Begin at the first line of the data and copy each line through the one containing "const lg = (f: number) => Math.log10(f);", that line included, with no pictures.

RECORDED INFORMATION
****
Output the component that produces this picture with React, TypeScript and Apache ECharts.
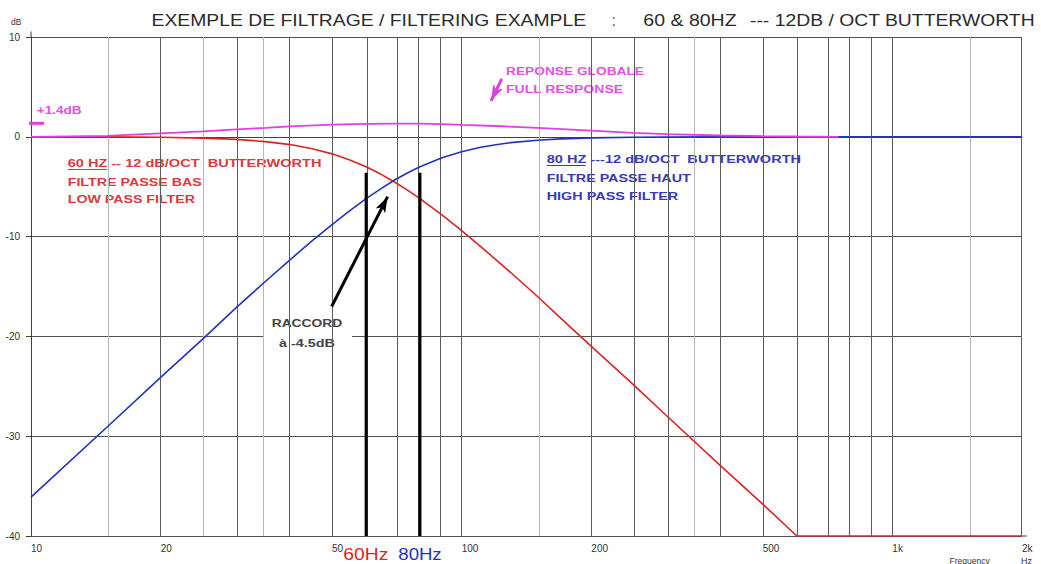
import React, { useEffect, useRef } from "react";
import * as echarts from "echarts";

// ---------- data ----------
const freqs = [10, 15, 20, 25, 30, 35, 40, 45, 50, 55, 60, 65, 70, 75, 80, 90, 100, 110, 120, 130, 150, 170, 200, 250, 300, 400, 500, 600, 700, 1000, 1500, 2000];
const lowPass60 = [0, 0, -0.05, -0.13, -0.26, -0.48, -0.78, -1.19, -1.71, -2.32, -3.01, -3.76, -4.55, -5.37, -6.19, -7.83, -9.4, -10.9, -12.3, -13.6, -16.0, -18.2, -21.0, -24.8, -28.0, -33.0, -36.8, -40, -40, -40, -40, -40];
const highPass80 = [-36.1, -29.1, -24.1, -20.3, -17.1, -14.5, -12.3, -10.4, -8.8, -7.4, -6.2, -5.2, -4.3, -3.6, -3.0, -2.1, -1.5, -1.07, -0.8, -0.58, -0.34, -0.21, -0.11, -0.05, -0.02, 0, 0, 0, 0, 0, 0, 0];
const fullFreqs = [10, 15, 20, 25, 30, 35, 40, 50, 60, 70, 80, 90, 100, 120, 150, 200, 250, 300, 400, 500, 600, 750];
const fullResponse = [0, 0.1, 0.35, 0.55, 0.75, 0.9, 1.05, 1.22, 1.3, 1.33, 1.32, 1.28, 1.2, 1.08, 0.9, 0.62, 0.4, 0.27, 0.13, 0.07, 0.03, 0];

const xTickLabels = [10, 20, 50, 100, 200, 500, 1000, 2000];
const gridFreqs = [15, 20, 25, 30, 35, 40, 50, 60, 70, 80, 90, 100, 150, 200, 250, 300, 350, 400, 500, 600, 700, 800, 900, 1000, 1500, 2000];
const lightGridFreqs = [15, 25, 35, 150, 350, 1500];
const crossoverFreqs = [60, 80];
const crossoverTop = -3.6;
const raccordArrow = [[49.9, -17.0], [67.3, -6.0]];
const fullArrow = [[123.9, 5.8], [117.0, 3.6]];

const FONT = '"Liberation Sans", Arial, sans-serif';
const lg = (f: number) => Math.log10(f);

let ctx: CanvasRenderingContext2D | null = null;
function measure(text: string, size: number, weight: string) {
  if (!ctx) ctx = document.createElement("canvas").getContext("2d");
  ctx!.font = `${weight} ${size}px ${FONT}`;
  return ctx!.measureText(text).width;
}
function fitText(text: string, x: number, y: number, w: number, size: number, weight: string, color: string, z = 4) {
  const mw = measure(text, size, weight);
  return {
    type: "text",
    x,
    y,
    scaleX: w / mw,
    z,
    silent: true,
    style: { text, fill: color, fontSize: size, fontWeight: weight, fontFamily: FONT, align: "left", verticalAlign: "middle" },
  };
}
function box(x: number, y: number, w: number, h: number) {
  return { type: "rect", z: 3, silent: true, shape: { x, y, width: w, height: h }, style: { fill: "#ffffff" } };
}
function seg(x1: number, y1: number, x2: number, y2: number, color: string, width: number) {
  return { type: "line", z: 4, silent: true, shape: { x1, y1, x2, y2 }, style: { stroke: color, lineWidth: width } };
}

const RED = "#dd2424";
const RED_T = "#d83c3c";
const BLUE = "#2232c0";
const BLUE_T = "#3a3ab8";
const MAG = "#e23ee2";
const MAG_T = "#e352e3";
const GREY_T = "#444444";

export default function App() {
  const ref = useRef<HTMLDivElement>(null);
  useEffect(() => {
    if (!ref.current) return;
    const chart = echarts.init(ref.current, undefined, { renderer: "svg" });

    const graphic: any[] = [
      // title
      fitText("EXEMPLE DE FILTRAGE / FILTERING EXAMPLE", 151.5, 20, 435, 17, "normal", "#2a2a2a"),
      fitText(":", 612, 20, 3.5, 17, "normal", "#2a2a2a"),
      fitText("60 & 80HZ", 643.3, 20, 93.4, 17, "normal", "#2a2a2a"),
      fitText("--- 12DB / OCT BUTTERWORTH", 750, 20, 285, 17, "normal", "#2a2a2a"),
      // white boxes behind annotations
      box(58, 145, 270, 67),
      box(534, 143, 276, 63),
      box(500, 58, 150, 42),
      box(263, 310, 89, 45),
      // red block
      fitText("60 HZ -- 12 dB/OCT  BUTTERWORTH", 67.7, 162.8, 254, 11.6, "bold", RED_T),
      fitText("FILTRE PASSE BAS", 67.7, 181.5, 134, 11.6, "bold", RED_T),
      fitText("LOW PASS FILTER", 67.7, 199.3, 127.3, 11.6, "bold", RED_T),
      seg(67.7, 169.5, 107.3, 169.5, RED_T, 1),
      // blue block
      fitText("80 HZ ---12 dB/OCT  BUTTERWORTH", 546.7, 159.3, 254.3, 11.6, "bold", BLUE_T),
      fitText("FILTRE PASSE HAUT", 546.7, 177.7, 144, 11.6, "bold", BLUE_T),
      fitText("HIGH PASS FILTER", 546.7, 196, 131.6, 11.6, "bold", BLUE_T),
      seg(546.7, 165.5, 585.7, 165.5, BLUE_T, 1),
      // full response
      fitText("REPONSE GLOBALE", 506, 70.7, 138, 11.6, "bold", MAG_T),
      fitText("FULL RESPONSE", 506, 88.7, 117.3, 11.6, "bold", MAG_T),
      fitText("+1.4dB", 36.7, 110, 45, 11, "bold", MAG_T),
      seg(29, 123.3, 44, 123.3, MAG, 3),
      // raccord
      fitText("RACCORD", 271.7, 323.3, 70.6, 11, "bold", GREY_T),
      fitText("à -4.5dB", 279, 342.7, 56, 11, "bold", GREY_T),
      // bottom labels
      fitText("60Hz", 343.3, 554.5, 45, 16, "normal", RED),
      fitText("80Hz", 398.3, 554.5, 43.4, 16, "normal", BLUE),
      // axis names
      { type: "text", x: 11, y: 21.5, silent: true, style: { text: "dB", fill: "#333", fontSize: 8.5, fontFamily: FONT, align: "left", verticalAlign: "middle" } },
      { type: "text", x: 949.5, y: 560.5, silent: true, style: { text: "Frequency", fill: "#333", fontSize: 8.5, fontFamily: FONT, align: "left", verticalAlign: "middle" } },
      { type: "text", x: 1021, y: 560.5, silent: true, style: { text: "Hz", fill: "#333", fontSize: 9, fontFamily: FONT, align: "left", verticalAlign: "middle" } },
      // axis overhangs
      seg(31, 31.5, 31, 37, "#404040", 1),
      seg(1022, 536, 1027, 536, "#404040", 1),
    ];

    const curve = (name: string, xs: number[], ys: number[], color: string, width: number) => ({
      type: "line",
      name,
      data: xs.map((f, i) => [lg(f), ys[i]]),
      showSymbol: false,
      smooth: false,
      silent: true,
      z: 5,
      lineStyle: { color, width },
    });

    const option: any = {
      animation: false,
      backgroundColor: "#ffffff",
      grid: { left: 31, right: 19, top: 37, bottom: 28, containLabel: false },
      xAxis: {
        type: "value",
        min: 1,
        max: lg(2000),
        axisLine: { show: true, lineStyle: { color: "#404040", width: 1 } },
        axisTick: { show: false },
        splitLine: { show: false },
        axisLabel: {
          customValues: xTickLabels.map(lg),
          formatter: (v: number) => {
            const f = Math.round(Math.pow(10, v));
            return f >= 1000 ? f / 1000 + "k" : String(f);
          },
          align: "left",
          margin: 7,
          fontSize: 10,
          fontFamily: FONT,
          color: "#333",
        },
      },
      yAxis: {
        type: "value",
        min: -40,
        max: 10,
        interval: 10,
        axisLine: { show: true, lineStyle: { color: "#404040", width: 1 } },
        axisTick: { show: true, length: 5, lineStyle: { color: "#404040" } },
        splitLine: { show: true, lineStyle: { color: "#505050", width: 1 } },
        axisLabel: { fontSize: 10, fontFamily: FONT, color: "#333", margin: 11, padding: [0, 0, 6, 0] },
      },
      series: [
        {
          type: "line",
          name: "grid",
          data: [],
          silent: true,
          z: 1,
          markLine: {
            silent: true,
            animation: false,
            symbol: ["none", "none"],
            label: { show: false },
            data: gridFreqs.map((f) => ({
              xAxis: lg(f),
              lineStyle: { color: lightGridFreqs.includes(f) ? "#b8b8b8" : "#5c5c5c", width: 1, type: "solid" },
            })),
          },
        },
        curve("Low pass 60 Hz", freqs, lowPass60, RED, 1.6),
        curve("High pass 80 Hz", freqs, highPass80, BLUE, 1.6),
        curve("Full response", fullFreqs, fullResponse, MAG, 1.8),
        ...crossoverFreqs.map((f) => ({
          type: "line",
          name: f + " Hz",
          data: [
            [lg(f), crossoverTop],
            [lg(f), -40],
          ],
          showSymbol: false,
          silent: true,
          z: 6,
          lineStyle: { color: "#000", width: 3 },
        })),
        {
          type: "line",
          name: "arrows",
          data: [],
          silent: true,
          z: 6,
          markLine: {
            silent: true,
            animation: false,
            label: { show: false },
            symbol: ["none", "arrow"],
            data: [
              [
                { coord: [lg(raccordArrow[0][0]), raccordArrow[0][1]], lineStyle: { color: "#000", width: 3, type: "solid" }, symbolSize: [10, 14] },
                { coord: [lg(raccordArrow[1][0]), raccordArrow[1][1]] },
              ],
              [
                { coord: [lg(fullArrow[0][0]), fullArrow[0][1]], lineStyle: { color: MAG, width: 3, type: "solid" }, symbolSize: [9, 12] },
                { coord: [lg(fullArrow[1][0]), fullArrow[1][1]] },
              ],
            ],
          },
        },
      ],
      graphic,
    };
    chart.setOption(option);
    return () => chart.dispose();
  }, []);
  return <div ref={ref} style={{ position: "absolute", left: 0, top: 0, width: 1041, height: 564 }} />;
}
****
REPLY
Output the component that produces this picture with React, TypeScript and Apache ECharts.
import React, { useEffect, useRef } from "react";
import * as echarts from "echarts";

// ---------- data ----------
const freqs = [10, 15, 20, 25, 30, 35, 40, 45, 50, 55, 60, 65, 70, 75, 80, 90, 100, 110, 120, 130, 150, 170, 200, 250, 300, 400, 500, 600, 700, 1000, 1500, 2000];
const lowPass60 = [0, 0, -0.05, -0.13, -0.26, -0.48, -0.78, -1.19, -1.71, -2.32, -3.01, -3.76, -4.55, -5.37, -6.19, -7.83, -9.4, -10.9, -12.3, -13.6, -16.0, -18.2, -21.0, -24.8, -28.0, -33.0, -36.8, -40, -40, -40, -40, -40];
const highPass80 = [-36.1, -29.1, -24.1, -20.3, -17.1, -14.5, -12.3, -10.4, -8.8, -7.4, -6.2, -5.2, -4.3, -3.6, -3.0, -2.1, -1.5, -1.07, -0.8, -0.58, -0.34, -0.21, -0.11, -0.05, -0.02, 0, 0, 0, 0, 0, 0, 0];
const fullFreqs = [10, 15, 20, 25, 30, 35, 40, 50, 60, 70, 80, 90, 100, 120, 150, 200, 250, 300, 400, 500, 600, 750];
const fullResponse = [0, 0.1, 0.35, 0.55, 0.75, 0.9, 1.05, 1.22, 1.3, 1.33, 1.32, 1.28, 1.2, 1.08, 0.9, 0.62, 0.4, 0.27, 0.13, 0.07, 0.03, 0];

const xTickLabels = [10, 20, 50, 100, 200, 500, 1000, 2000];
const gridFreqs = [15, 20, 25, 30, 35, 40, 50, 60, 70, 80, 90, 100, 150, 200, 250, 300, 350, 400, 500, 600, 700, 800, 900, 1000, 1500, 2000];
const lightGridFreqs = [15, 25, 35, 150, 350, 1500];
const crossoverFreqs = [60, 80];
const crossoverTop = -3.6;
const raccordArrow = [[49.9, -17.0], [67.3, -6.0]];
const fullArrow = [[123.9, 5.8], [117.0, 3.6]];

const FONT = '"Liberation Sans", Arial, sans-serif';
const lg = (f: number) => Math.log10(f);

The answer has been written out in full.